In the past 10 years steer carcass weights reached their annual lows in the third week of May and touched their heaviest annual mark in the second and third full weeks in November. Since the COVID interruptions in 2020, the spring lows have migrated into the month of June.
The magnitude of change in steer carcass weights from the spring-low to the fall-high in each of the past five years has been relatively close, except for 2019. The August 9, 2019 fire at Tyson’s Holcomb, Kansas plant set industry slaughter efficiency back, generating heavier than normal weights into the fall, aggregating a 70 lb. weight swing from the spring low to the November high. The second largest weight swing in the series was a 58 lb. seasonal increase in 2018 with the remaining years posting no less than a 45 lb. change.

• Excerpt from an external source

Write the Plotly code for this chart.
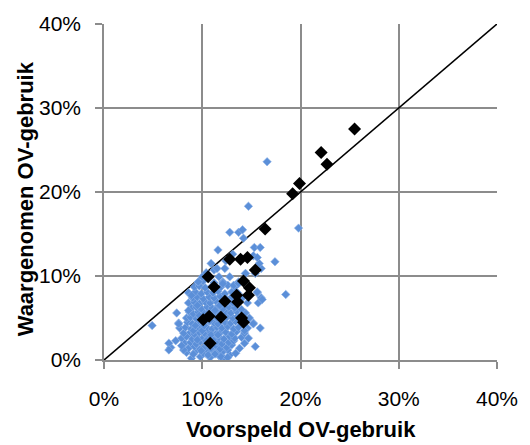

The first four months of 2023 saw average steer weights fall 15 lb. short of a year ago due to exceptionally poor winter-feeding conditions. Since early May steer weights have adjusted higher and have since averaged just 1 lb. heavier than in 2022. Major contributors are slower slaughter throughput and less current finished cattle supplies in the south. Latest data for the week of September 3 shows steer carcass weights surged 9 lb. to average 917 lb. each. This is large jump given that weights had only moved up 13 lb. total in the five previous weeks. It’s important to factor carcass weight changes to understand production tonnage as we discuss weekly head counts and throughput. The single-week 9 lb. per head increase equates to multiple semi-loads of boxed beef production.